I TOOK THINGS LITERALLY AGAIN WHY CAN'T I THINK OUTSIDE THE BOX

POINTS, THINK IN POINTS.  EVERYONE HAS A POINT, IT'S NOT ABOUT THE WORDS THEY SAY

----------


## billius

that that doesn't kill you... turns you slowly insane

----------


## T-Bone

I think there's some truth in it for me personally. I believe overcoming my heroin addiction has made me less susceptible to substance abuse than someone with no history of using drugs at all. I've also learned some pretty harsh yet good lessons regarding society and life in general. I feel more connected to my own feelings now than i ever did, and i think that's a good thing and has made me stronger.

----------


## Trendsetter

> Yes, I believe in the saying. Obviously the saying cannot be applied to physical problems. Example: you might survive a heart-attack but definitely wouldn't be as physically strong as you were. The saying can be applied to the mental experiences you have, the situations you tackle in life, no matter how hard/embarrassing they are. Speaking for myself, every new experience I've had in life has taught me something. A particular experience made me better equipped mentally to tackle the same problem if it presents itself again. And as long as you're alive, you always have another chance.

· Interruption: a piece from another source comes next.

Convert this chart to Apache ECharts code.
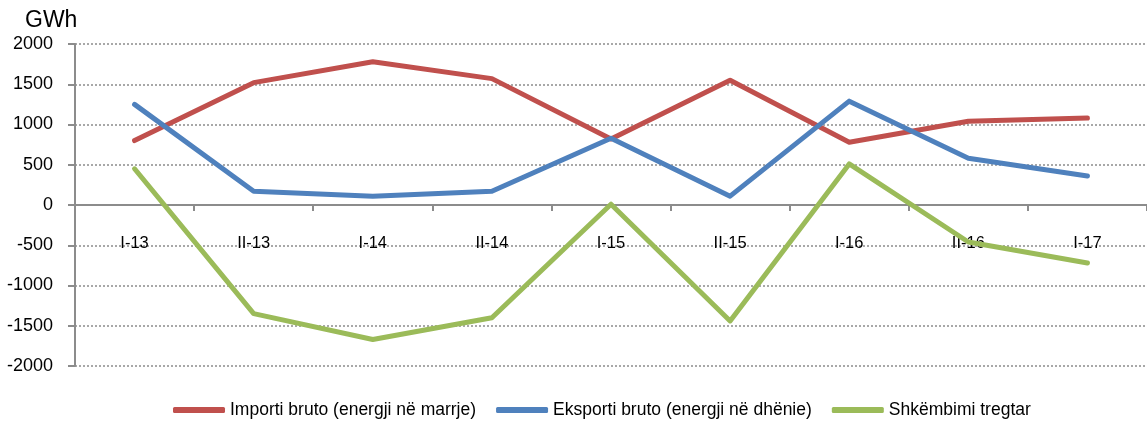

This quote can apply to physical problems. Pain is only temporary. Certain physical conditions can help a person have a sense of humility.

This quote is definitely true. I was in a depressed state for about 2 years. Now that I'm finally over it, I feel better than I ever felt in my life. My anxiety has greatly reduced because after that recovery.

----------


## Arcadia

That's one of the quotes I dislike the most.  It does not apply to all situations.  There are some problems and experiences that may not kill you but will stunt your growth.  They can leave you scarred and changed for the worse.

----------


## Monroe

Whether or not this quote is true definitely depends on what the problem was.. everyone responds differently to challenges in their life. Some challenges stunt your growth as Arcadia said, but other challenges people can learn from, gain experience from and thus it matures them and makes them stronger emotionally and mentally. I'd say I experienced both kinds. For example, all the social rejection and isolation I experienced in my school years definitely didn't help me, it made me worse and developed AvPD. Whereas dealing with my Bipolar mood episodes and surviving them, proved to give me more experience with it, and now I can control my thoughts and emotions much better, I learned from my past in that scenario. It's not a statement that is true for every person or every situation - there's simply too many factors that are involved that affect one's response to challenges.

----------